September 8, 2017

Kea Turner, MPH, MA, doctoral candidate in the health policy and management department in the UNC Gillings School of Global Public Health, is co-principal investigator on a grant from the Community Pharmacy Foundation.

Chelsea Phillips Renfro

Chelsea Renfro

Kea Turner

Kea Turner

Together with co-principal investigator Chelsea Renfro, PharmD, an assistant professor in the University of Tennessee Health Science Center, Turner (who earned a Master of Public Health degree from the Gillings School’s Department of Health Behavior in 2012) will implement a proposal titled, “Removing barriers to organizational change in community pharmacies: An analysis of the successes and challenges of implementing enhanced services.”

The $28,000 grant will run for nine months, beginning in October 2017. Its goal is to evaluate how alternative payment models that include community pharmacists as members of health-care teams can successfully be implemented in real world practices.

Alternative payment models, Turner and Renfo explain, offer incentives for health-care organizations to implement innovative population health management strategies that increase the value, effectiveness and efficiency of care. Such programs often emphasize tailored interventions for high-cost patients who are at greater risk than the general population for drug therapy problems and related hospitalization.

Medication management interventions, led by community pharmacists, have demonstrated success in identifying drug therapy problems, improving disease management and medication adherence, and reducing inappropriate medication use among these high-risk patients. Despite the effectiveness of this approach, however, few alternative payment models have included community pharmacists as members of health-care teams.

Community Care of North Carolina (CCNC) — the state’s primary case management program for Medicaid beneficiaries — currently is piloting the Community Pharmacy Enhanced Services Network (CPESN). CPESN is an intervention designed to improve the quality of health-care outcomes, while reducing health-care costs, for high-risk Medicaid patients.

While an evaluation of CPESN already is underway, that evaluation will not assess the program’s implementation. Turner and Renfro see an examination of the implementation process as critical for scaling up the program and supporting similar alternative payment models that demonstrate the value of integrating community pharmacists into health-care teams. The Community Pharmacy Foundation grant will support this focus on implementation science by funding a survey of community pharmacies participating in CPESN and assessing their implementation experiences.

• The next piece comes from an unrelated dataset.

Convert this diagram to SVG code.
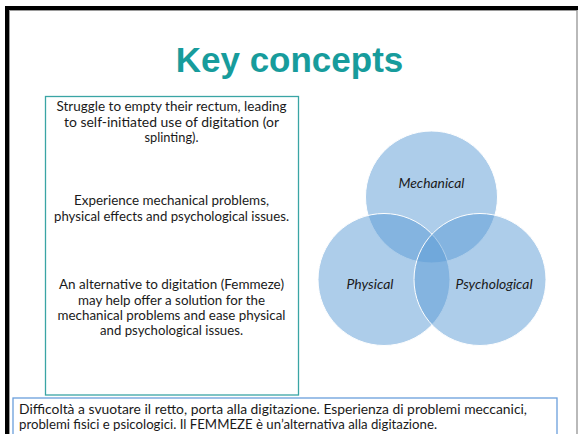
<svg xmlns="http://www.w3.org/2000/svg" width="578" height="434" viewBox="0 0 578 434">
  <style>
    .body { font-family: Lato, "Liberation Sans", sans-serif; font-size: 13px; fill: #1a1a1a; text-anchor: middle; }
    .cap { font-family: Lato, "Liberation Sans", sans-serif; font-size: 13px; fill: #1a1a1a; }
    .venn { font-family: Lato, "Liberation Sans", sans-serif; font-size: 13px; font-style: italic; fill: #1a1a1a; text-anchor: middle; }
    .set { fill: #5b9bd5; fill-opacity: 0.5; stroke: #ffffff; stroke-width: 1; }
  </style>

  <!-- page background and frame -->
  <rect x="0" y="0" width="578" height="434" fill="#ffffff"/>
  <rect x="5" y="6" width="573" height="4" fill="#000000"/>
  <rect x="5" y="6" width="4" height="428" fill="#000000"/>
  <line x1="9" y1="10.5" x2="577" y2="10.5" stroke="#9a9a9a" stroke-width="1"/>
  <line x1="9.5" y1="10" x2="9.5" y2="434" stroke="#9a9a9a" stroke-width="1"/>
  <line x1="577" y1="10" x2="577" y2="434" stroke="#8a8a8a" stroke-width="1.2"/>

  <!-- title -->
  <g id="title">
    <text x="289.5" y="72" font-family="'Liberation Sans', Arial, sans-serif" font-size="35" font-weight="bold" fill="#179c9c" text-anchor="middle">Key concepts</text>
  </g>

  <!-- summary text box -->
  <g id="summary">
    <rect x="45.5" y="96.5" width="253" height="298.5" fill="none" stroke="#3aa5a5" stroke-width="1.3"/>
    <text class="body" x="171.5" y="111" textLength="230" lengthAdjust="spacingAndGlyphs">Struggle to empty their rectum, leading</text>
    <text class="body" x="171.5" y="126.5" textLength="215" lengthAdjust="spacingAndGlyphs">to self-initiated use of digitation (or</text>
    <text class="body" x="171.5" y="142" textLength="54" lengthAdjust="spacingAndGlyphs">splinting).</text>
    <text class="body" x="171.5" y="205" textLength="195" lengthAdjust="spacingAndGlyphs">Experience mechanical problems,</text>
    <text class="body" x="171.5" y="221" textLength="235" lengthAdjust="spacingAndGlyphs">physical effects and psychological issues.</text>
    <text class="body" x="171.5" y="289" textLength="225" lengthAdjust="spacingAndGlyphs">An alternative to digitation (Femmeze)</text>
    <text class="body" x="171.5" y="304.5" textLength="187" lengthAdjust="spacingAndGlyphs">may help offer a solution for the</text>
    <text class="body" x="171.5" y="319.5" textLength="228" lengthAdjust="spacingAndGlyphs">mechanical problems and ease physical</text>
    <text class="body" x="171.5" y="335" textLength="143" lengthAdjust="spacingAndGlyphs">and psychological issues.</text>
  </g>

  <!-- three-set Venn diagram -->
  <g id="mechanical">
    <circle class="set" cx="431.5" cy="197" r="66"/>
  </g>
  <g id="physical">
    <circle class="set" cx="384" cy="279.5" r="66"/>
  </g>
  <g id="psychological">
    <circle class="set" cx="480" cy="279.5" r="66"/>
  </g>
  <g id="venn-labels">
    <text class="venn" x="431.5" y="187.5" textLength="66" lengthAdjust="spacingAndGlyphs">Mechanical</text>
    <text class="venn" x="370" y="288.5" textLength="47" lengthAdjust="spacingAndGlyphs">Physical</text>
    <text class="venn" x="494" y="288.5" textLength="77" lengthAdjust="spacingAndGlyphs">Psychological</text>
  </g>

  <!-- Italian caption box -->
  <g id="caption">
    <rect x="13" y="398" width="544" height="50" fill="#ffffff" stroke="#6a9fdc" stroke-width="1.3"/>
    <text class="cap" x="19" y="414" textLength="508" lengthAdjust="spacingAndGlyphs">Difficoltà a svuotare il retto, porta alla digitazione. Esperienza di problemi meccanici,</text>
    <text class="cap" x="19" y="428.5" textLength="418" lengthAdjust="spacingAndGlyphs">problemi fisici e psicologici. Il FEMMEZE è un’alternativa alla digitazione.</text>
  </g>
</svg>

When the survey is complete, Turner and Renfro will analyze the results and identify factors associated with effective implementation (e.g., leadership support, team effectiveness, implementation policies and practices, and workflow). They will translate these findings into practice by developing two web-based learning modules on how to effectively manage organizational change in community pharmacies that are adopting enhanced services, as well as how to integrate enhanced services into pharmacy workflow.

Partners involved in the grant will represent not only the Gillings School, but also UNC’s Eshelman School of Pharmacy, the Center for Medication Optimization through Practice and Policy, the Center for Pharmacy Innovation and Simulation, the North Carolina State University Department of Industrial and Systems Engineering, the University of Tennessee Health Science Center and Community Care of North Carolina.

“We are very grateful for this opportunity from the Community Pharmacy Foundation to bring together experts from multiple disciplines,” Turner said. “By combining knowledge from pharmacy, systems engineering, education and public health, we can determine how best to disseminate our research findings with community pharmacies in North Carolina and nationwide.”

Co-investigators for the grant are Christopher Shea, PhD, assistant professor of health policy and management in the Gillings School, and Stefanie Ferreri, PharmD, clinical professor in the Eshelman School’s Division of Practice Advancement and Clinical Education.